I went back into job searching a week or two after I got let go. I was taking it easy spending time with my little one, driving her to/from the daycare, being the father I never had. [Not to say my dad sucked at fatherhood. My dad, like any other dad, had his best dad ever moments. Absolutely love the old man especially since I became a dad myself. He just wasn’t there as much as I’d wanted him to be.] But the first thing I’d notice on my job search was the lack of new jobs being posted on your usual platforms. Pretty much same AI written - not even edited - job posts would rotate every week. Soon the rejection emails started pouring in my inbox. I was still ok. I NEVER LOST MY COOL.
May, June, July, August. I’ve had a routine built around job searching, household tasks, being a parent and a partner to my wife. I’d start an online business and that gave my mind something to be busy with. Gave my creative juices something to be spent on. I’ve dedicated time to learning actual AI skills at a deeper level and enrolled in a few online courses on Prompt Engineering and was excited to learn new things for myself for the first time in years. But I still did not locked in not a single job interview. In months. I looked around, talked to people in the same boat. The common storyline was similar. The job market was in a pickle and nobody knew what’s going on to be able to apply any fixes. Lots of self-proclaimed LinkedIn gurus would pinpoint it on the candidates. Then you’d see the trend of “I’ve been laid off” posts generate thousands of impressions, likes and reposts on Linkedin giving the authors that 5 seconds of fame mirage but only that. I started being active on LinkedIn and went on to showing myself to the world through my written stories. I’ve doubled my followers on the world’s most cringe social media platform and silently was trying to build a brand around me to help me position myself as a worthy candidate, meet new people, network more, open all sorts of doors to all sorts of opportunities. But it doesn’t work this way. LinkedIn is a corrupted beautiful once upon a time idea. Now it’s just a cemetery of lost hopes, ghouls wearing “#OPENTOWORK” profile badges and engagement pods fighting off for impressions. I must admit, I tried that game. But what is missing and is always off about this professional Facebook is that you can’t bring your true authentic self forward.
Anything you write, comment, like and repost out there is monitored by former and future employers. This can be good or can be bad.
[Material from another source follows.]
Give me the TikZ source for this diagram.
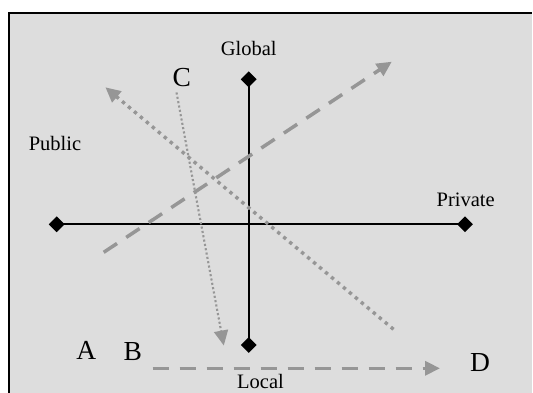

Good if you’re selling your soul and you turn into a hypocrite just to please a bunch of mediocre nobodies. That might get you somewhere. Bad if you’re outspoken and daredevil enough to say you had a bad day at work and that gets you fired the next day. Listen, I don’t want to be misunderstood here, when I use the word mediocre I don’t mean it in a negative way. Sure sounds like it when you add “nobodies” next to it, buuuuut… the point is we are 8.2 billion on this rock some call flat and I don’t need a statistics diploma to affirm that maybe 7.5 billion of us are at best mediocre. With this perspective, being mediocre sounds like being normal. And that’s a good thing.
LinkedIn is one of the root causes of the current state of the what was once the job market. It’s the gasoline that keeps the destructive fire burning. It’s the poison that kills people’s spirits post by post. I’ve been on it for over a decade, I’m ready to let it go.